According to Gheorghe Cojocaru, there is no evidence to support Medvedev's statement that Romania confiscated agricultural machinery from the territory of the Republic of Moldova. According to him, Romania also suffered from the drought, there were victims, but much fewer, thanks to a more correct policy and actions of the regime at that time. "The Romanian Communist Party acted correctly in relation to the starving citizens, it allowed international aid, including from the Red Cross. There were victims of hunger, but not as many as in Bessarabia. Here, it was the regime that was responsible for the horrors that happened then, for the famine, which became extremely severe. Anyone claiming otherwise should come not with statements of this kind, but with evidence. The evidence demonstrated by scientists, studied by historians, undoubtedly shows that the people suffered from the criminal attitude of the authorities, which left them without a crumb of bread", says the historian.
In the more than 30 years since the collapse of the USSR, dozens of researches and monographs have been written about the famine of 1946-1947, highlighting its severity and also the main causes. In his study "Famine in the Moldavian SSR in 1946-1947, historian Ion Şișcanu estimates, based on certain calculations and statistical data, that between 150,000 and 200,000 people died back then. He mentions that there were several factors causing that, including the drought, but the main one was the policy promoted by the former USSR. "The main responsibility for the death of hundreds of thousands of people in the Moldavian SSR belongs to the leadership of the Communist (Bolshevik) Party in Moscow, the CC Bureau of the CP for the Moldavian SSR, the party leadership in Chisinau and the local Bolshevik structures in counties and districts", concludes the author.
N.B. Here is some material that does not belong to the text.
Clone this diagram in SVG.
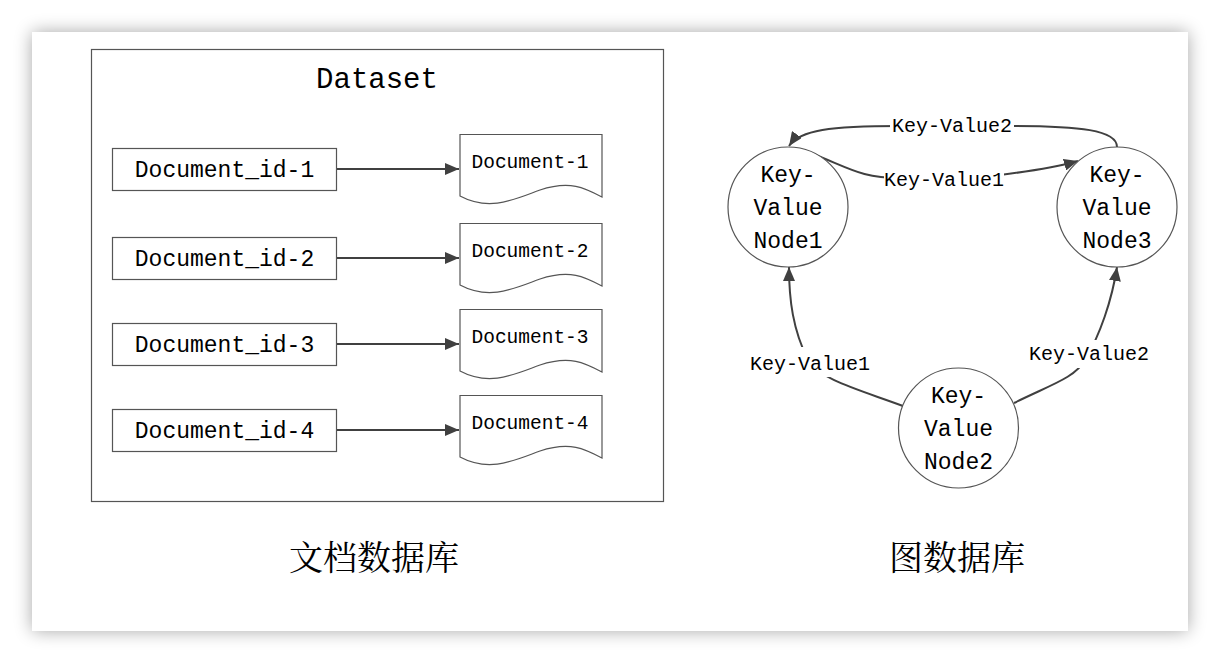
<svg xmlns="http://www.w3.org/2000/svg" width="1220" height="663" viewBox="0 0 1220 663">
<defs>
<filter id="sh" x="-10%" y="-10%" width="120%" height="120%">
<feGaussianBlur in="SourceAlpha" stdDeviation="9"/>
<feComponentTransfer><feFuncA type="linear" slope="0.35"/></feComponentTransfer>
<feMerge><feMergeNode/><feMergeNode in="SourceGraphic"/></feMerge>
</filter>
<marker id="ah" viewBox="0 0 14 12" refX="14" refY="6" markerWidth="14" markerHeight="12" markerUnits="userSpaceOnUse" orient="auto">
<path d="M0,0 L14,6 L0,12 Z" fill="#404040"/>
</marker>
<style>
.box{fill:#fff;stroke:#555;stroke-width:1.2}
.mono{font-family:"Liberation Mono","DejaVu Sans Mono",monospace;fill:#000}
.conn{fill:none;stroke:#404040;stroke-width:2;marker-end:url(#ah)}
.lbl{font-family:"Liberation Mono","DejaVu Sans Mono",monospace;font-size:20px;fill:#000;text-anchor:middle}
.cn{font-family:"Noto Serif CJK SC","Noto Sans CJK SC",serif;font-size:34px;fill:#000;text-anchor:middle}
.node{fill:#fff;stroke:#555;stroke-width:1.2}
.nt{font-family:"Liberation Mono","DejaVu Sans Mono",monospace;font-size:23px;fill:#000;text-anchor:middle}
</style>
</defs>
<rect width="1220" height="663" fill="#fff"/>
<rect x="32" y="32" width="1156" height="599" fill="#fff" filter="url(#sh)"/>

<g id="dataset">
<rect class="box" x="91.5" y="49.5" width="572" height="452"/>
<text class="mono" x="377" y="88" font-size="29" text-anchor="middle">Dataset</text>
</g>

<g id="connectors-doc">
<line class="conn" x1="336" y1="169" x2="459" y2="169"/>
<line class="conn" x1="336" y1="258" x2="459" y2="258"/>
<line class="conn" x1="336" y1="344" x2="459" y2="344"/>
<line class="conn" x1="336" y1="430" x2="459" y2="430"/>
</g>

<g id="docid1"><rect class="box" x="112.5" y="148.5" width="224" height="42"/><text class="mono" x="224.5" y="177" font-size="23" text-anchor="middle">Document_id-1</text></g>
<g id="docid2"><rect class="box" x="112.5" y="237.5" width="224" height="42"/><text class="mono" x="224.5" y="266" font-size="23" text-anchor="middle">Document_id-2</text></g>
<g id="docid3"><rect class="box" x="112.5" y="323.5" width="224" height="42"/><text class="mono" x="224.5" y="352" font-size="23" text-anchor="middle">Document_id-3</text></g>
<g id="docid4"><rect class="box" x="112.5" y="409.5" width="224" height="42"/><text class="mono" x="224.5" y="438" font-size="23" text-anchor="middle">Document_id-4</text></g>

<g id="doc1" transform="translate(0,0)"><path class="box" d="M460,134.5 H602 V197 C585,188 570,180 540,190 C515,199 490,212 460,196 Z"/><text class="mono" x="530" y="168" font-size="19.5" text-anchor="middle">Document-1</text></g>
<g id="doc2" transform="translate(0,89)"><path class="box" d="M460,134.5 H602 V197 C585,188 570,180 540,190 C515,199 490,212 460,196 Z"/><text class="mono" x="530" y="168" font-size="19.5" text-anchor="middle">Document-2</text></g>
<g id="doc3" transform="translate(0,175)"><path class="box" d="M460,134.5 H602 V197 C585,188 570,180 540,190 C515,199 490,212 460,196 Z"/><text class="mono" x="530" y="168" font-size="19.5" text-anchor="middle">Document-3</text></g>
<g id="doc4" transform="translate(0,261)"><path class="box" d="M460,134.5 H602 V197 C585,188 570,180 540,190 C515,199 490,212 460,196 Z"/><text class="mono" x="530" y="168" font-size="19.5" text-anchor="middle">Document-4</text></g>

<g id="connectors-graph">
<path class="conn" d="M1117,147 C1117,130 1080,126 1010,126 L900,126 C830,126 800,130 789,146"/>
<rect x="890" y="113" width="124" height="24" fill="#fff"/>
<text class="lbl" x="952" y="132">Key-Value2</text>
<path class="conn" d="M808,152 C850,168 860,178 900,178 L1000,175 C1040,170 1060,166 1078,161"/>
<rect x="884" y="166" width="120" height="24" fill="#fff"/>
<text class="lbl" x="944" y="186">Key-Value1</text>
<path class="conn" d="M903,406 C860,390 820,380 808,360 C793,330 789,300 789,267"/>
<rect x="750" y="347" width="120" height="30" fill="#fff"/>
<text class="lbl" x="810" y="370">Key-Value1</text>
<path class="conn" d="M1014,403 C1050,385 1075,378 1085,360 C1100,335 1112,300 1117,267"/>
<rect x="1029" y="340" width="120" height="28" fill="#fff"/>
<text class="lbl" x="1089" y="360">Key-Value2</text>
</g>

<g id="node1"><circle class="node" cx="788" cy="207" r="60"/><text class="nt" x="788" y="182">Key-</text><text class="nt" x="788" y="215">Value</text><text class="nt" x="788" y="248">Node1</text></g>
<g id="node3"><circle class="node" cx="1117" cy="207" r="60"/><text class="nt" x="1117" y="182">Key-</text><text class="nt" x="1117" y="215">Value</text><text class="nt" x="1117" y="248">Node3</text></g>
<g id="node2"><circle class="node" cx="958.5" cy="428" r="60"/><text class="nt" x="958.5" y="403">Key-</text><text class="nt" x="958.5" y="436">Value</text><text class="nt" x="958.5" y="469">Node2</text></g>

<g id="captions">
<text class="cn" x="374" y="570">文档数据库</text>
<text class="cn" x="957" y="570">图数据库</text>
</g>
</svg>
A Commission for the study and assessment of the totalitarian communist regime in the Republic of Moldova , set up in 2010, established that during the Soviet period, hundreds of thousands of citizens died or suffered because of the atrocities committed by the Soviet regime.
LOCAL CONTEXT/ETHOS: The famine is not the only atrocity of the Soviet regime that Russian propaganda tries to deny, or minimize its scope and impact. Comparing the Stalinist deportations after 1940 with social phenomena currently taking place in the Republic of Moldova, such as the (voluntary) migration of hundreds of thousands of citizens, especially to the West, or with the EU sanctions imposed on some Moldovan citizens affiliated with Russia , is another Kremlin propaganda technique, meant to distract the attention from the behavior of the Bolshevik regime towards the local population.
Similarly, Moscow is sensitive about recognizing the Holodomor in Ukraine as genocide.